In a bar in the Eixample area of Barcelona, right outside the city centre, people discuss the situation over their mid-morning coffee. “What happened yesterday was shocking, independently of whether one supports independence or not,” says 37-year-old Italian IT consultant Paolo Mosca, who has lived Barcelona since 2013.

“I understand that within the Spanish legal frame the referendum isn’t legal, I know this, but within the Catalan legal frame it is legal because it was approved in the Catalan parliament”, says Sergi Pedraza, a developer and who was born in Catalonia as the son of Andalusian parents.

“The only possible solution, because the situation has become unsustainable, is a referendum, but one well planned and agreed with the state”, says Álex Castaño, 28, also a developer, originally from Seville and who has lived in Barcelona since 2015.

All three would be eligible to vote and Sergi says he’d vote “Yes” while Álex says he wouldn’t vote. Paolo says he’d vote “Yes” because he understands and supports the will of those who want independence. But he and Álex say they’d probably leave if Catalonia becomes independent, because of the uncertainty of what may happen to today’s cosmopolitan Barcelona.

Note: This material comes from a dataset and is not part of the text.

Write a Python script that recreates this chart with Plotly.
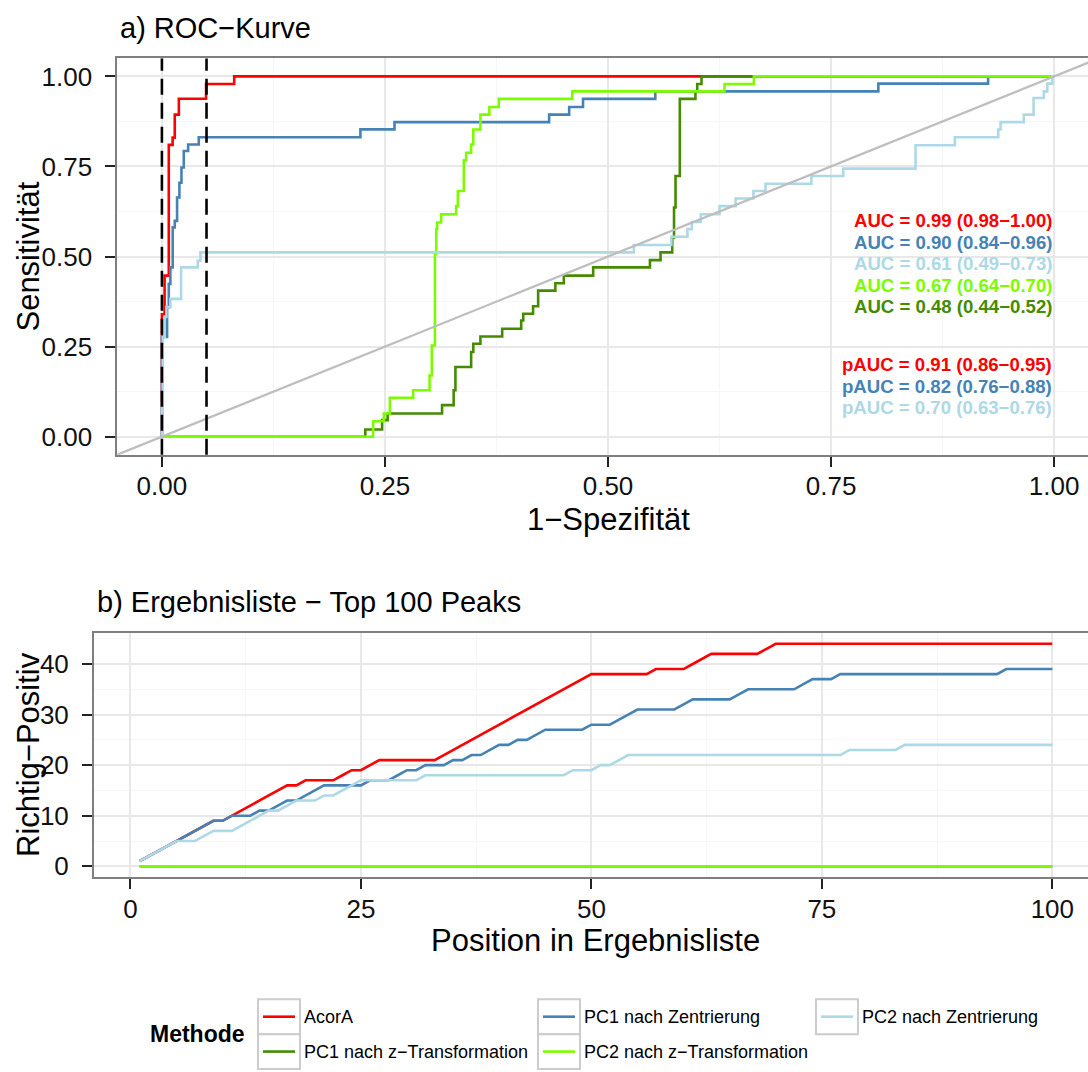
import plotly.graph_objects as go

W, H = 1088, 1072
FONT = "Liberation Sans, Arial, sans-serif"

# ---- methods and colours -------------------------------------------------
methods = ["AcorA", "PC1 nach z−Transformation", "PC1 nach Zentrierung",
           "PC2 nach z−Transformation", "PC2 nach Zentrierung"]
method_colors = ["#FF0000", "#458B00", "#4682B4", "#7CFC00", "#ADD8E6"]

# ---- a) ROC curves: 1-specificity (fpr) and sensitivity (tpr) -------------
fpr_acora = [0, 0, 0.003, 0.003, 0.0077, 0.0077, 0.012, 0.012, 0.0144, 0.0144,
             0.019, 0.019, 0.0495, 0.0495, 0.081, 0.081, 1.0]
tpr_acora = [0, 0.34, 0.34, 0.447, 0.447, 0.81, 0.81, 0.83, 0.83, 0.894,
             0.894, 0.938, 0.938, 0.979, 0.979, 1.0, 1.0]

fpr_pc1_z = [0, 0.228, 0.228, 0.2468, 0.2468, 0.253, 0.253, 0.314, 0.314, 0.327,
             0.327, 0.329, 0.329, 0.3466, 0.3466, 0.349, 0.349, 0.357, 0.357, 0.3814,
             0.3814, 0.4027, 0.4027, 0.405, 0.405, 0.416, 0.416, 0.4217, 0.4217, 0.441,
             0.441, 0.4505, 0.4505, 0.4834, 0.4834, 0.547, 0.547, 0.5589, 0.5589, 0.572,
             0.572, 0.574, 0.574, 0.5757, 0.5757, 0.5805, 0.5805, 0.598, 0.598, 0.600,
             0.600, 0.6048, 0.6048, 1.0]
tpr_pc1_z = [0, 0, 0.020, 0.020, 0.046, 0.046, 0.0645, 0.0645, 0.0875, 0.0875,
             0.129, 0.129, 0.1935, 0.1935, 0.235, 0.235, 0.258, 0.258, 0.278, 0.278,
             0.2995, 0.2995, 0.3225, 0.3225, 0.341, 0.341, 0.362, 0.362, 0.4055, 0.4055,
             0.426, 0.426, 0.447, 0.447, 0.470, 0.470, 0.490, 0.490, 0.5115, 0.5115,
             0.553, 0.553, 0.636, 0.636, 0.7235, 0.7235, 0.9375, 0.9375, 0.9585, 0.9585,
             0.979, 0.979, 1.0, 1.0]

fpr_pc1_zent = [0, 0, 0.0058, 0.0058, 0.0077, 0.0077, 0.0095, 0.0095, 0.0121, 0.0121,
                0.0144, 0.0144, 0.017, 0.017, 0.0196, 0.0196, 0.0219, 0.0219, 0.0245, 0.0245,
                0.0294, 0.0294, 0.0413, 0.0413, 0.2225, 0.2225, 0.2607, 0.2607, 0.434, 0.434,
                0.4565, 0.4565, 0.472, 0.472, 0.553, 0.553, 0.803, 0.803, 0.926, 0.926, 1.0]
tpr_pc1_zent = [0, 0.2766, 0.2766, 0.3595, 0.3595, 0.424, 0.424, 0.470, 0.470, 0.581,
                0.581, 0.599, 0.599, 0.664, 0.664, 0.705, 0.705, 0.747, 0.747, 0.793,
                0.793, 0.811, 0.811, 0.831, 0.831, 0.853, 0.853, 0.873, 0.873, 0.894,
                0.894, 0.915, 0.915, 0.9375, 0.9375, 0.9585, 0.9585, 0.98, 0.98, 1.0, 1.0]

fpr_pc2_z = [0, 0.2367, 0.2367, 0.2487, 0.2487, 0.2555, 0.2555, 0.2816, 0.2816, 0.300,
             0.300, 0.3025, 0.3025, 0.306, 0.306, 0.3075, 0.3075, 0.3085, 0.3085, 0.313,
             0.313, 0.3298, 0.3298, 0.3317, 0.3317, 0.3384, 0.3384, 0.341, 0.341, 0.3466,
             0.3466, 0.349, 0.349, 0.357, 0.357, 0.367, 0.367, 0.3776, 0.3776, 0.46,
             0.46, 0.6306, 0.6306, 0.6635, 0.6635, 1.0]
tpr_pc2_z = [0, 0, 0.043, 0.043, 0.0645, 0.0645, 0.108, 0.108, 0.129, 0.129,
             0.170, 0.170, 0.253, 0.253, 0.507, 0.507, 0.576, 0.576, 0.5945, 0.5945,
             0.6175, 0.6175, 0.640, 0.640, 0.682, 0.682, 0.767, 0.767, 0.788, 0.788,
             0.811, 0.811, 0.8526, 0.8526, 0.894, 0.894, 0.915, 0.915, 0.9375, 0.9375,
             0.9585, 0.9585, 0.979, 0.979, 1.0, 1.0]

fpr_pc2_zent = [0, 0, 0.001, 0.001, 0.0031, 0.0031, 0.005, 0.005, 0.0095, 0.0095,
                0.0215, 0.0215, 0.0402, 0.0402, 0.0432, 0.0432, 0.529, 0.529, 0.571, 0.571,
                0.589, 0.589, 0.594, 0.594, 0.604, 0.604, 0.625, 0.625, 0.643, 0.643,
                0.663, 0.663, 0.6766, 0.6766, 0.728, 0.728, 0.7637, 0.7637, 0.8447, 0.8447,
                0.8888, 0.8888, 0.9374, 0.9374, 0.940, 0.940, 0.966, 0.966, 0.977, 0.977,
                0.9885, 0.9885, 0.9924, 0.9924, 0.998, 0.998, 1.0]
tpr_pc2_zent = [0, 0.092, 0.092, 0.2766, 0.2766, 0.332, 0.332, 0.3595, 0.3595, 0.3825,
                0.3825, 0.470, 0.470, 0.4885, 0.4885, 0.5115, 0.5115, 0.532, 0.532, 0.555,
                0.555, 0.576, 0.576, 0.596, 0.596, 0.6175, 0.6175, 0.640, 0.640, 0.661,
                0.661, 0.682, 0.682, 0.702, 0.702, 0.7235, 0.7235, 0.744, 0.744, 0.809,
                0.809, 0.831, 0.831, 0.8526, 0.8526, 0.873, 0.873, 0.894, 0.894, 0.940,
                0.940, 0.9585, 0.9585, 0.98, 0.98, 1.0, 1.0]

roc_fpr = [fpr_acora, fpr_pc1_z, fpr_pc1_zent, fpr_pc2_z, fpr_pc2_zent]
roc_tpr = [tpr_acora, tpr_pc1_z, tpr_pc1_zent, tpr_pc2_z, tpr_pc2_zent]

# cut-off lines for the partial AUC
fpr_cutoffs = [0.0, 0.05]

# AUC labels (full and partial), with the sensitivity level they are placed at
auc_labels = ["AUC = 0.99 (0.98−1.00)", "AUC = 0.90 (0.84−0.96)",
              "AUC = 0.61 (0.49−0.73)", "AUC = 0.67 (0.64−0.70)",
              "AUC = 0.48 (0.44−0.52)"]
auc_colors = ["#FF0000", "#4682B4", "#ADD8E6", "#7CFC00", "#458B00"]
auc_y = [0.60, 0.54, 0.48, 0.42, 0.36]
pauc_labels = ["pAUC = 0.91 (0.86−0.95)", "pAUC = 0.82 (0.76−0.88)",
               "pAUC = 0.70 (0.63−0.76)"]
pauc_colors = ["#FF0000", "#4682B4", "#ADD8E6"]
pauc_y = [0.20, 0.14, 0.08]

roc_ticks = [0, 0.25, 0.5, 0.75, 1.0]

# ---- b) true positives among the top 100 peaks ---------------------------
rank_position = list(range(1, 101))
tp_acora = [1, 2, 3, 4, 5, 6, 7, 8, 9, 9,
            10, 11, 12, 13, 14, 15, 16, 16, 17, 17,
            17, 17, 18, 19, 19, 20, 21, 21, 21, 21,
            21, 21, 21, 22, 23, 24, 25, 26, 27, 28,
            29, 30, 31, 32, 33, 34, 35, 36, 37, 38,
            38, 38, 38, 38, 38, 38, 39, 39, 39, 39,
            40, 41, 42, 42, 42, 42, 42, 42, 43, 44,
            44, 44, 44, 44, 44, 44, 44, 44, 44, 44,
            44, 44, 44, 44, 44, 44, 44, 44, 44, 44,
            44, 44, 44, 44, 44, 44, 44, 44, 44, 44]
tp_pc1_z = [0] * 100
tp_pc1_zent = [1, 2, 3, 4, 5, 6, 7, 8, 9, 9,
               10, 10, 10, 11, 11, 12, 13, 13, 14, 15,
               16, 16, 16, 16, 16, 17, 17, 17, 18, 19,
               19, 20, 20, 20, 21, 21, 22, 22, 23, 24,
               24, 25, 25, 26, 27, 27, 27, 27, 27, 28,
               28, 28, 29, 30, 31, 31, 31, 31, 31, 32,
               33, 33, 33, 33, 33, 34, 35, 35, 35, 35,
               35, 35, 36, 37, 37, 37, 38, 38, 38, 38,
               38, 38, 38, 38, 38, 38, 38, 38, 38, 38,
               38, 38, 38, 38, 39, 39, 39, 39, 39, 39]
tp_pc2_z = [0] * 100
tp_pc2_zent = [1, 2, 3, 4, 5, 5, 5, 6, 7, 7,
               7, 8, 9, 10, 11, 11, 12, 13, 13, 13,
               14, 14, 15, 16, 17, 17, 17, 17, 17, 17,
               17, 18, 18, 18, 18, 18, 18, 18, 18, 18,
               18, 18, 18, 18, 18, 18, 18, 19, 19, 19,
               20, 20, 21, 22, 22, 22, 22, 22, 22, 22,
               22, 22, 22, 22, 22, 22, 22, 22, 22, 22,
               22, 22, 22, 22, 22, 22, 22, 23, 23, 23,
               23, 23, 23, 24, 24, 24, 24, 24, 24, 24,
               24, 24, 24, 24, 24, 24, 24, 24, 24, 24]
tp_series = [tp_acora, tp_pc1_z, tp_pc1_zent, tp_pc2_z, tp_pc2_zent]

rank_ticks = [0, 25, 50, 75, 100]
tp_ticks = [0, 10, 20, 30, 40]

# ---- figure ---------------------------------------------------------------
fig = go.Figure()
LW = 2.6

for name, col, fx, ty in zip(methods, method_colors, roc_fpr, roc_tpr):
    fig.add_trace(go.Scatter(x=fx, y=ty, mode="lines", name=name,
                             line=dict(color=col, width=LW),
                             xaxis="x", yaxis="y", showlegend=False,
                             hoverinfo="skip"))

# chance diagonal over the whole panel
fig.add_trace(go.Scatter(x=[-0.1, 1.1], y=[-0.1, 1.1], mode="lines",
                         line=dict(color="#BEBEBE", width=2.3),
                         xaxis="x", yaxis="y", showlegend=False,
                         hoverinfo="skip"))

for name, col, tp in zip(methods, method_colors, tp_series):
    fig.add_trace(go.Scatter(x=rank_position, y=tp, mode="lines", name=name,
                             line=dict(color=col, width=LW),
                             xaxis="x2", yaxis="y2", showlegend=False,
                             hoverinfo="skip"))

# dashed cut-off lines
for xc in fpr_cutoffs:
    fig.add_shape(type="line", xref="x", yref="y domain", x0=xc, x1=xc,
                  y0=0, y1=1, line=dict(color="black", width=2.6, dash="16px,8px"),
                  layer="above")

for txt, col, yy in zip(auc_labels, auc_colors, auc_y):
    fig.add_annotation(x=1.0, y=yy, xref="x", yref="y", text=txt,
                       showarrow=False, xanchor="right", yanchor="middle",
                       font=dict(family=FONT, size=18.6, color=col, weight="bold"))
for txt, col, yy in zip(pauc_labels, pauc_colors, pauc_y):
    fig.add_annotation(x=1.0, y=yy, xref="x", yref="y", text=txt,
                       showarrow=False, xanchor="right", yanchor="middle",
                       font=dict(family=FONT, size=18.6, color=col, weight="bold"))


def px_x(p):
    return p / W


def px_y(p):
    return 1 - p / H


grid_major = "#E8E8E8"
grid_minor = "#F6F6F6"
border = "#7F7F7F"
tick_font = dict(family=FONT, size=26, color="#111111")

axis_common = dict(showline=True, linecolor=border, linewidth=2,
                   ticks="outside", ticklen=10, tickwidth=2, tickcolor="#222222",
                   showgrid=True, gridcolor=grid_major, gridwidth=1.6,
                   zeroline=False, tickfont=tick_font)

fig.update_layout(
    width=W, height=H, autosize=False,
    margin=dict(l=0, r=0, t=0, b=0),
    paper_bgcolor="white", plot_bgcolor="white",
    font=dict(family=FONT),
    xaxis=dict(domain=[px_x(117.3), 1], range=[-0.05, 1.038], anchor="y",
               tickvals=roc_ticks, tickformat=".2f", mirror=True,
               minor=dict(tickvals=[0.125, 0.375, 0.625, 0.875], showgrid=True,
                          gridcolor=grid_minor, gridwidth=1.2, ticks=""),
               ticklabelstandoff=-3, **axis_common),
    yaxis=dict(domain=[px_y(456.4), px_y(58.6)], range=[-0.05, 1.05], anchor="x",
               tickvals=roc_ticks, tickformat=".2f",
               minor=dict(tickvals=[0.125, 0.375, 0.625, 0.875], showgrid=True,
                          gridcolor=grid_minor, gridwidth=1.2, ticks=""),
               ticklabelstandoff=8, **axis_common),
    xaxis2=dict(domain=[px_x(94), 1], range=[-3.95, 103.87], anchor="y2",
                tickvals=rank_ticks, mirror=True,
                minor=dict(tickvals=[12.5, 37.5, 62.5, 87.5], showgrid=True,
                           gridcolor=grid_minor, gridwidth=1.2, ticks=""),
                ticklabelstandoff=-3, **axis_common),
    yaxis2=dict(domain=[px_y(880.7), px_y(635)], range=[-2.2, 46.2], anchor="x2",
                tickvals=tp_ticks,
                minor=dict(tickvals=[5, 15, 25, 35, 45], showgrid=True,
                           gridcolor=grid_minor, gridwidth=1.2, ticks=""),
                ticklabelstandoff=8, **axis_common),
)


# titles and axis titles
def text(x, y, s, size, anchor="center", angle=0, bold=False):
    fig.add_annotation(x=px_x(x), y=px_y(y), xref="paper", yref="paper", text=s,
                       showarrow=False, xanchor=anchor, yanchor="middle",
                       textangle=angle,
                       font=dict(family=FONT, size=size, color="black",
                                 weight="bold" if bold else "normal"))


text(118, 28, "a) ROC−Kurve", 29, anchor="left")
text(29, 257.5, "Sensitivität", 31, angle=-90)
text(608, 521, "1−Spezifität", 31)
text(95, 604, "b) Ergebnisliste − Top 100 Peaks", 29, anchor="left")
text(29, 757.8, "Richtig−Positiv", 31, angle=-90)
text(595, 944, "Position in Ergebnisliste", 31)

# legend drawn below the panels (column-wise, two rows)
key_cols = [258, 538, 816]
key_rows = [1003, 1038]
key_w, key_h = 42, 35
text(148, 1038, "Methode", 23, anchor="left", bold=True)
for i, (name, col) in enumerate(zip(methods, method_colors)):
    cx = key_cols[i // 2]
    ry = key_rows[i % 2]
    fig.add_shape(type="rect", xref="paper", yref="paper",
                  x0=px_x(cx), x1=px_x(cx + key_w), y0=px_y(ry + key_h), y1=px_y(ry),
                  line=dict(color="#CCCCCC", width=2), fillcolor="white")
    fig.add_shape(type="line", xref="paper", yref="paper",
                  x0=px_x(cx + 5), x1=px_x(cx + key_w - 5),
                  y0=px_y(ry + key_h / 2), y1=px_y(ry + key_h / 2),
                  line=dict(color=col, width=2.6))
    text(cx + key_w + 2, ry + key_h / 2, name, 18, anchor="left")

fig.write_html("out.html")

By noon the street demonstrations had resumed, this time in front of the Catalan High Court, where hundreds of people, many of them again carrying and wearing esteladas, were protesting against yesterday’s arrests. Loud Catalan music could be heard.

“The government in Madrid is insulting the intelligence of the Catalan people,” says retired businessman Enric T Coromina, who adds that he studied law and is “politically from the right”. He is wearing a barretina, a Catalan traditional red wool hat, and a T-shirt saying in English: “Make no mistake, I’m Catalan, not Spanish”. He’s sitting on a folding chair; has brought food, water and a blanket, and says he’s ready to spend the night here. He’s sure the vote will happen – he will back “Yes”– and will be legitimate even if not legal under Spanish law.

"If evolution is not possible from within the system, then there’s only one other way left and that’s revolution, civil disobedience,” he concludes, as more and more people join the protest.